My 67th birthday has come and gone but not without some great company, food and wine. While I do not feel significantly different now than when I was 66 or 65 or 64, one does notice that there are differences. The markers that really surprised me have little to do with my mental, emotional  or physical health but much to do with what is around me-the people, the land, the home, the community. It is these arenas that I am most surprised by the passage of time. Mostly it has to do with trees. Many of my trees that I have cared for , that my kids and neighbors have played on, that have offered shade and starkness are showing their age. Some have gone beyond the pruning phases to the felling phase. Somehow it surprises me that I am outliving some trees.
My house which I love and which carries endless memories of Christmases, birthdays, family gatherings, interesting and controversial guests, loving relationships, big and small dogs and other pets and even memorial services is showing its age which should not be surprising yet its aging has surprised me. I had three lovely and each very different birthday  celebrations and in each there were young and old, family and friends, levity and observation. Each was very special and a joy to one who loves birthdays.

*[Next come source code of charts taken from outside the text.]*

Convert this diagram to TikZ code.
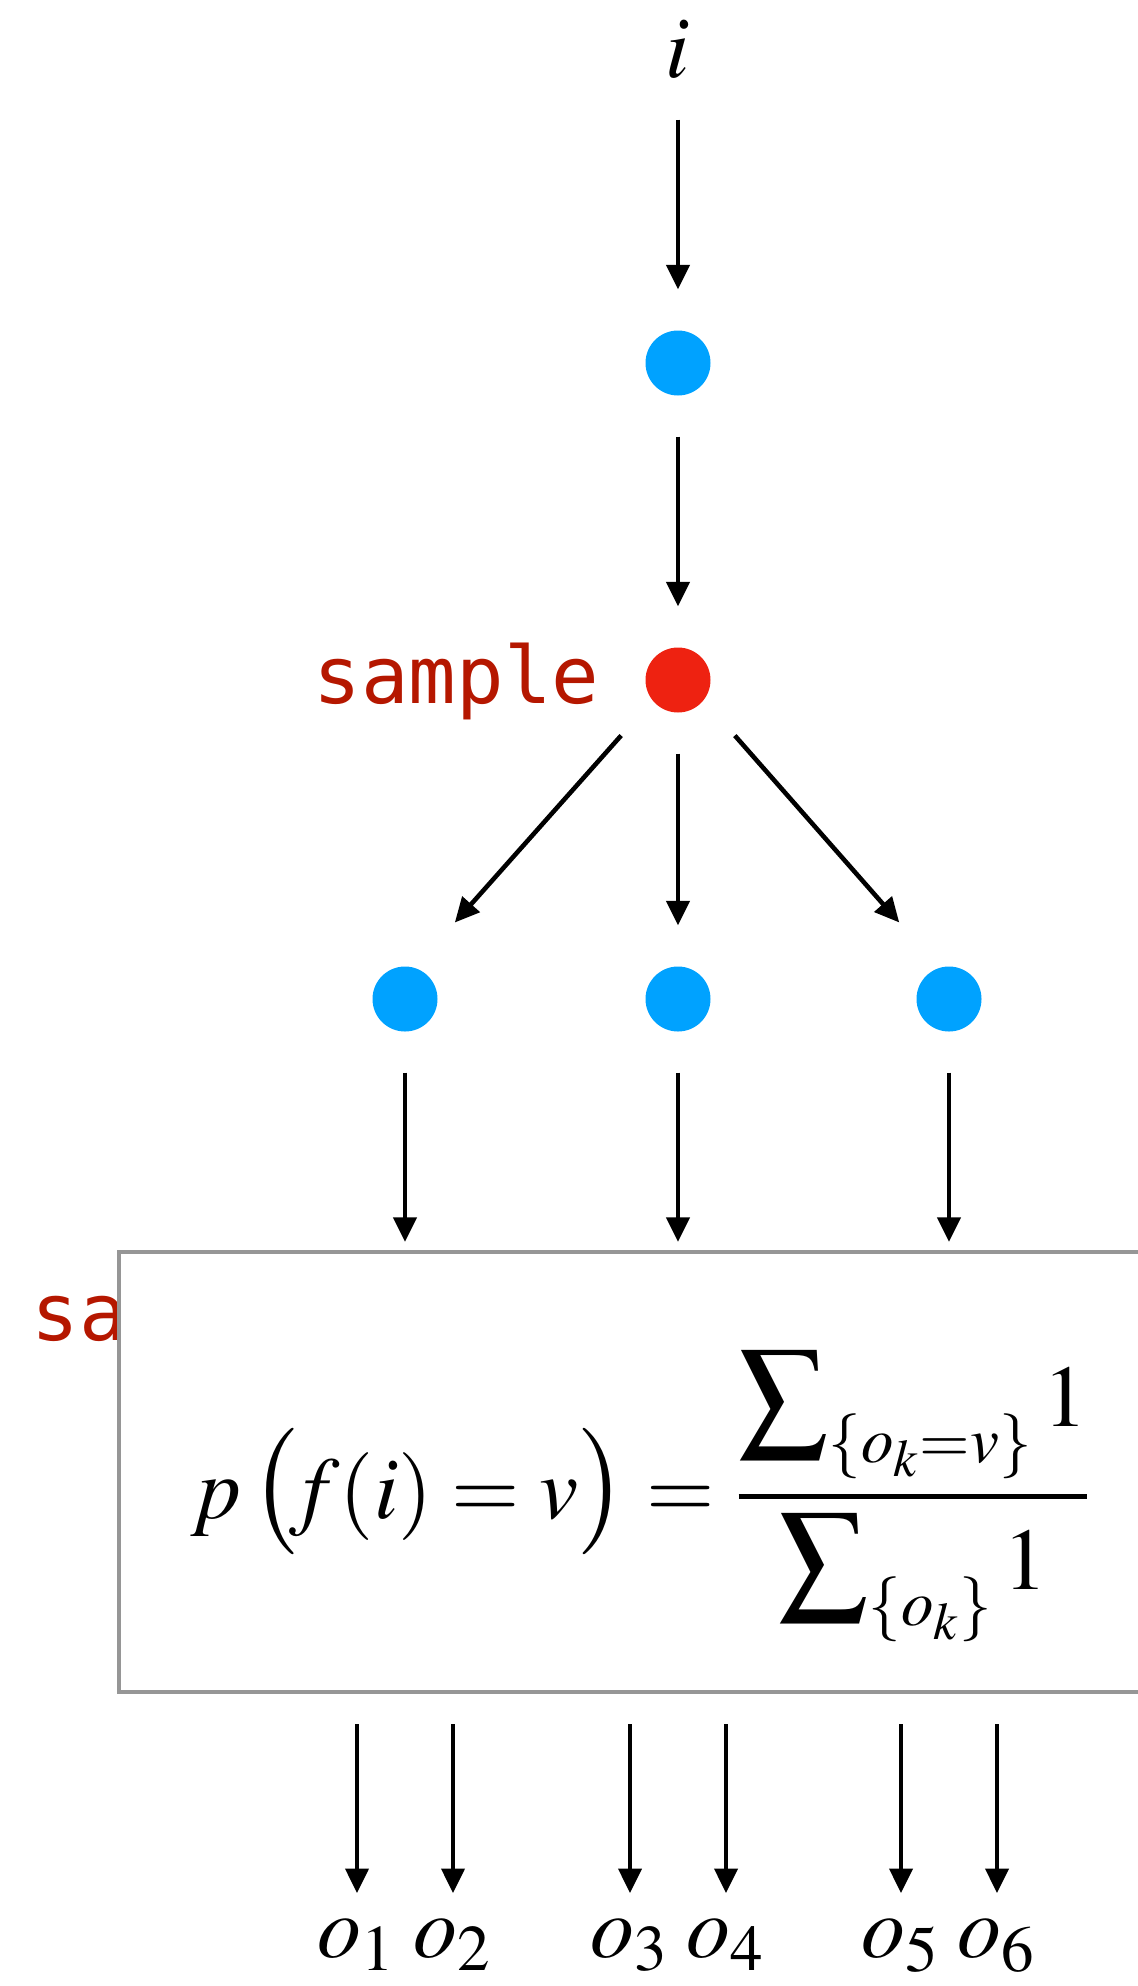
\documentclass[tikz,border=0pt]{standalone}
\usepackage{mathptmx}
\usepackage{amsmath}
\usepackage{graphicx}
\usepackage[no-math]{fontspec}
\newfontfamily\codefont{DejaVu Sans Mono}
\usepackage{tikz}
\usetikzlibrary{arrows.meta}

\definecolor{dotblue}{RGB}{0,162,255}
\definecolor{dotred}{RGB}{238,34,17}
\definecolor{codered}{RGB}{181,23,0}
\definecolor{boxgray}{RGB}{150,150,150}

\newcommand{\lpar}{\mathopen{\scalebox{1.2}{$\bigl($}}}
\newcommand{\rpar}{\mathclose{\scalebox{1.2}{$\bigr)$}}}

\begin{document}
\begin{tikzpicture}[
    dot/.style={circle, fill=dotblue, minimum size=0.65cm, inner sep=0pt, outer sep=0.41cm},
    reddot/.style={dot, fill=dotred},
    var/.style={inner sep=0pt, anchor=base, font=\fontsize{25}{30}\selectfont},
    code/.style={inner sep=0pt, color=codered, font=\fontsize{22.5}{27}\selectfont\codefont},
    frame/.style={draw=boxgray, line width=1.2pt, fill=white, inner sep=0pt,
                  minimum width=10.9cm, minimum height=4.4cm, anchor=north west},
    arr/.style={-{Triangle[length=7pt, width=6.5pt]}, line width=1.3pt},
]
\useasboundingbox (0,0) rectangle (11.38,-19.86);
\clip (0,0) rectangle (11.38,-19.86);

% ── Input and sampling chain ──────────────────────────
\node[var] (inp) at (6.78,-0.78) {$i$};
\node[dot] (top) at (6.78,-3.63) {};
\node[reddot] (samp) at (6.78,-6.80) {};
\node[code, anchor=base east] (samplbl) at (6.00,-7.03) {sample};

% ── Branches ──────────────────────────────────────────
\node[dot] (left)  at (4.05,-9.99) {};
\node[dot] (mid)   at (6.78,-9.99) {};
\node[dot] (right) at (9.49,-9.99) {};

% ── Estimator box (covers its own label) ──────────────
\node[code, anchor=base west] (boxlbl) at (0.31,-13.40) {sample};
\node[frame] (box) at (1.17,-12.50) {};
\node[inner sep=0pt, anchor=base west, font=\fontsize{25}{30}\selectfont] (formula)
    at (1.90,-15.18)
    {$\displaystyle p\,\lpar\!f(i)=v\rpar=
     \genfrac{}{}{1.4pt}{}{\displaystyle\sum\nolimits_{\{o_k=v\}}1}{\displaystyle\sum\nolimits_{\{o_k\}}1}$};

% ── Outputs ───────────────────────────────────────────
\node[var] (o1) at (3.57,-19.57) {$o_1$};
\node[var] (o2) at (4.53,-19.57) {$o_2$};
\node[var] (o3) at (6.30,-19.57) {$o_3$};
\node[var] (o4) at (7.26,-19.57) {$o_4$};
\node[var] (o5) at (9.01,-19.57) {$o_5$};
\node[var] (o6) at (9.97,-19.57) {$o_6$};

% ── Chain arrows ──────────────────────────────────────
\draw[arr, shorten <=0.40cm] (inp) -- (top);
\draw[arr] (top) -- (samp);

% ── Fan-out ───────────────────────────────────────────
\draw[arr, shorten <=0.06cm, shorten >=0.18cm] (samp.224) -- (left.59);
\draw[arr] (samp) -- (mid);
\draw[arr, shorten <=0.06cm, shorten >=0.18cm] (samp.316) -- (right.121);

% ── Into the box ──────────────────────────────────────
\draw[arr, shorten >=0.08cm] (left)  -- (left  |- box.north);
\draw[arr, shorten >=0.08cm] (mid)   -- (mid   |- box.north);
\draw[arr, shorten >=0.08cm] (right) -- (right |- box.north);

% ── Out of the box ────────────────────────────────────
\draw[arr, shorten <=0.30cm, shorten >=0.25cm] (box.south -| o1) -- (o1);
\draw[arr, shorten <=0.30cm, shorten >=0.25cm] (box.south -| o2) -- (o2);
\draw[arr, shorten <=0.30cm, shorten >=0.25cm] (box.south -| o3) -- (o3);
\draw[arr, shorten <=0.30cm, shorten >=0.25cm] (box.south -| o4) -- (o4);
\draw[arr, shorten <=0.30cm, shorten >=0.25cm] (box.south -| o5) -- (o5);
\draw[arr, shorten <=0.30cm, shorten >=0.25cm] (box.south -| o6) -- (o6);

\end{tikzpicture}
\end{document}
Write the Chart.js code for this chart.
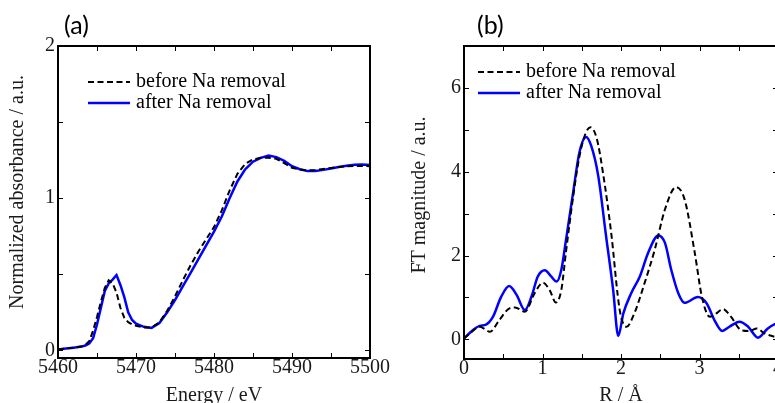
<!DOCTYPE html>
<html><head><meta charset="utf-8">
<script src="https://cdn.jsdelivr.net/npm/chart.js@4.4.1/dist/chart.umd.min.js"></script>
<style>
html,body{margin:0;padding:0;background:#fff;width:775px;height:403px;overflow:hidden;position:relative;}
#ca{position:absolute;left:0;top:0;}
#cb{position:absolute;left:385px;top:0;}
</style></head><body>
<canvas id="ca" width="395" height="420"></canvas>
<canvas id="cb" width="400" height="420"></canvas>
<script>
// ---------- Panel (a): XANES ----------
const energy = [5460,5461,5462,5463,5463.5,5464,5464.5,5465,5465.5,5466,5466.5,5467,5467.5,5468,5468.5,5469,5469.5,5470,
  5471,5472,5473,5474,5475,5476,5477,5478,5479,5480,5481,5482,5483,5484,5485,5486,5487,5488,5489,5490,
  5491,5492,5493,5494,5495,5496,5497,5498,5499,5500];
const absBefore = [0.005,0.012,0.018,0.025,0.035,0.06,0.13,0.22,0.32,0.41,0.46,0.44,0.38,0.28,0.215,0.185,0.17,0.162,
  0.15,0.15,0.185,0.26,0.355,0.46,0.56,0.65,0.73,0.81,0.92,1.05,1.16,1.225,1.255,1.265,1.265,1.259,1.23,1.20,
  1.188,1.183,1.186,1.192,1.198,1.205,1.21,1.212,1.212,1.21];
const absAfter = [0.005,0.012,0.018,0.025,0.032,0.045,0.08,0.17,0.28,0.39,0.44,0.465,0.495,0.43,0.35,0.25,0.20,0.175,
  0.155,0.148,0.18,0.25,0.33,0.42,0.51,0.60,0.69,0.78,0.88,1.00,1.11,1.19,1.24,1.265,1.28,1.27,1.245,1.21,
  1.19,1.178,1.178,1.186,1.195,1.205,1.213,1.22,1.222,1.218];
const energyTicks = [5460,5470,5480,5490,5500];
const energyMinor = [5465,5475,5485,5495];
const absTicks = [0,1,2];
const absMinor = [0.5,1.5];

// ---------- Panel (b): FT-EXAFS ----------
const rBefore = [0,0.10,0.20,0.27,0.33,0.45,0.58,0.65,0.775,0.90,1.005,1.09,1.17,1.24,1.30,1.39,1.47,1.55,1.61,1.69,1.77,1.88,
  1.96,2.00,2.07,2.17,2.30,2.43,2.56,2.70,2.81,2.94,3.03,3.13,3.20,3.30,3.40,3.53,3.64,3.73,3.83,3.96,4.00];
const ftBefore = [0.02,0.18,0.30,0.24,0.18,0.46,0.74,0.76,0.66,1.10,1.35,1.18,0.88,1.18,2.10,3.40,4.36,4.92,5.06,4.80,3.98,2.46,
  1.02,0.54,0.30,0.62,1.34,2.14,3.10,3.63,3.34,2.06,1.02,0.54,0.60,0.72,0.54,0.22,0.20,0.26,0.14,0.06,0.05];
const rAfter = [0,0.10,0.20,0.28,0.37,0.47,0.575,0.67,0.775,0.86,0.94,1.03,1.11,1.18,1.24,1.30,1.39,1.47,1.555,1.62,1.71,1.81,1.90,
  1.965,2.03,2.13,2.24,2.345,2.475,2.56,2.64,2.73,2.81,2.98,3.09,3.19,3.29,3.38,3.51,3.62,3.745,3.87,3.96,4.00];
const ftAfter = [0.02,0.20,0.32,0.35,0.54,1.00,1.27,1.06,0.70,1.02,1.50,1.65,1.50,1.38,1.66,2.38,3.50,4.46,4.83,4.62,3.90,2.46,1.18,
  0.08,0.62,1.10,1.50,2.06,2.48,2.30,1.66,1.10,0.87,1.01,0.86,0.46,0.20,0.30,0.42,0.30,0.04,0.26,0.36,0.38];
const rTicks = [0,1,2,3,4];
const rMinor = [0.5,1.5,2.5,3.5];
const ftTicks = [0,2,4,6];
const ftMinor = [1,3,5];

const seriesLabels = ['before Na removal','after Na removal'];

const SERIF = "'Liberation Serif', 'Times New Roman', serif";
const TXT = '#1a1a1a';

const framePlugin = {
  id: 'frame',
  afterDraw(chart, args, o) {
    const {ctx, chartArea: a, scales: {x, y}} = chart;
    ctx.save();
    ctx.strokeStyle = '#000';
    ctx.lineWidth = 1;
    const L = 5;
    ctx.beginPath();
    o.xMarks.forEach(v => {
      const p = Math.round(x.getPixelForValue(v)) + 0.5;
      ctx.moveTo(p, a.bottom); ctx.lineTo(p, a.bottom - L);
      ctx.moveTo(p, a.top); ctx.lineTo(p, a.top + L);
    });
    o.yMarks.forEach(v => {
      const p = Math.round(y.getPixelForValue(v)) + 0.5;
      ctx.moveTo(a.left, p); ctx.lineTo(a.left + L, p);
      ctx.moveTo(a.right, p); ctx.lineTo(a.right - L, p);
    });
    ctx.stroke();
    ctx.lineWidth = 2;
    ctx.strokeRect(a.left, a.top, a.right - a.left, a.bottom - a.top);

    // legend inside plot
    chart.data.datasets.forEach((ds, i) => {
      const ly = o.legY + i * o.legGap;
      ctx.beginPath();
      ctx.lineWidth = ds.borderWidth;
      ctx.strokeStyle = ds.borderColor;
      ctx.setLineDash(ds.borderDash || []);
      ctx.moveTo(o.legX, ly); ctx.lineTo(o.legX + o.legLen, ly);
      ctx.stroke();
      ctx.setLineDash([]);
      ctx.fillStyle = '#000';
      ctx.font = '20px ' + SERIF;
      ctx.textBaseline = 'middle';
      ctx.textAlign = 'left';
      ctx.fillText(ds.label, o.legX + o.legLen + 6, ly);
    });

    // panel label
    ctx.fillStyle = '#000';
    ctx.font = "25px Lato, 'Open Sans', sans-serif";
    ctx.textBaseline = 'alphabetic';
    ctx.textAlign = 'left';
    ctx.fillText(o.panel, o.panelX, o.panelY);
    ctx.restore();
  }
};

function makeChart(id, cfg) {
  const datasets = [
    {label: seriesLabels[0], data: cfg.xb.map((v, i) => ({x: v, y: cfg.yb[i]})),
     borderColor: '#000', borderWidth: 2, borderDash: [6, 3.5], pointRadius: 0, fill: false,
     tension: 0, cubicInterpolationMode: cfg.cubic},
    {label: seriesLabels[1], data: cfg.xa.map((v, i) => ({x: v, y: cfg.ya[i]})),
     borderColor: '#0000ff', borderWidth: 2.5, pointRadius: 0, fill: false,
     tension: 0, cubicInterpolationMode: cfg.cubic}
  ];
  return new Chart(document.getElementById(id), {
    type: 'line',
    data: {datasets},
    options: {
      responsive: false, animation: false, events: [],
      layout: {padding: {left: 0, top: 46, right: cfg.padRight, bottom: 0}},
      plugins: {
        legend: {display: false}, tooltip: {enabled: false},
        frame: {xMarks: cfg.xTicks.concat(cfg.xMinor), yMarks: cfg.yTicks.concat(cfg.yMinor),
                legX: cfg.legX, legY: cfg.legY, legGap: 21, legLen: 42,
                panel: cfg.panel, panelX: cfg.panelX, panelY: 34}
      },
      scales: {
        x: {
          type: 'linear', min: cfg.xMin, max: cfg.xMax,
          grid: {display: false, drawTicks: false}, border: {display: false},
          afterBuildTicks: s => { s.ticks = cfg.xTicks.map(v => ({value: v})); },
          afterFit: s => { s.height = cfg.xHeight; },
          ticks: {font: {family: SERIF, size: 20, lineHeight: 1}, color: TXT, padding: 0,
                  maxRotation: 0, autoSkip: false, callback: v => String(v)},
          title: {display: true, text: cfg.xTitle, color: TXT,
                  font: {family: SERIF, size: 20}, padding: {top: 0, bottom: 12}}
        },
        y: {
          type: 'linear', min: cfg.yMin, max: cfg.yMax,
          grid: {display: false, drawTicks: false}, border: {display: false},
          afterBuildTicks: s => { s.ticks = cfg.yTicks.map(v => ({value: v})); },
          afterFit: s => { s.width = cfg.yWidth; },
          ticks: {font: {family: SERIF, size: 20, lineHeight: 1}, color: TXT, padding: cfg.yPad,
                  autoSkip: false, callback: v => String(v)},
          title: {display: true, text: cfg.yTitle, color: TXT,
                  font: {family: SERIF, size: 20}, padding: {top: cfg.yTitlePad, bottom: 0}}
        }
      }
    },
    plugins: [framePlugin]
  });
}

makeChart('ca', {
  xb: energy, yb: absBefore, xa: energy, ya: absAfter, cubic: 'default',
  xMin: 5460, xMax: 5500, yMin: -0.05, yMax: 2,
  xTicks: energyTicks, xMinor: energyMinor, yTicks: absTicks, yMinor: absMinor,
  padRight: 25, xHeight: 62, yWidth: 58, yPad: 3, yTitlePad: 6,
  xTitle: 'Energy / eV', yTitle: '    Normalized absorbance / a.u.',
  legX: 88, legY: 82, panel: '(a)', panelX: 64
});

makeChart('cb', {
  xb: rBefore, yb: ftBefore, xa: rAfter, ya: ftAfter, cubic: 'monotone',
  xMin: 0, xMax: 4, yMin: -0.47, yMax: 7,
  xTicks: rTicks, xMinor: rMinor, yTicks: ftTicks, yMinor: ftMinor,
  padRight: 7, xHeight: 61, yWidth: 79, yPad: 3, yTitlePad: 23,
  xTitle: 'R / Å', yTitle: '   FT magnitude / a.u.',
  legX: 93, legY: 72, panel: '(b)', panelX: 92
});
</script>
</body></html>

My students at school shared in the events as many, in their own ways, gave me good wishes.
I want to close with a poem that was read at one gathering that captures…well you will see. (And I hope I am not violating anything using this poem.)


The name of the author is the first to go
followed obediently by the title, the plot,
the heartbreaking conclusion, the entire novel
which suddenly becomes one you have never read,
never even heard of,
as if, one by one, the memories you used to harbor
decided to retire to the southern hemisphere of the brain,
to a little fishing village where there are no phones.
Long ago you kissed the names of the nine Muses goodbye
and watched the quadratic equation pack its bag,
and even now as you memorize the order of the planets,
sthe address of an uncle, the capital of Paraguay.

Whatever it is you are struggling to remember,
it is not poised on the tip of your tongue,
not even lurking in some obscure corner of your spleen.
It has floated away down a dark mythological river
whose name begins with an L as far as you can recall,
well on your own way to oblivion where you will join those
who have even forgotten how to swim and how to ride a bicycle.
No wonder you rise in the middle of the night
to look up the date of a famous battle in a book on war.
No wonder the moon in the window seems to have drifted
out of a love poem that you used to know by heart.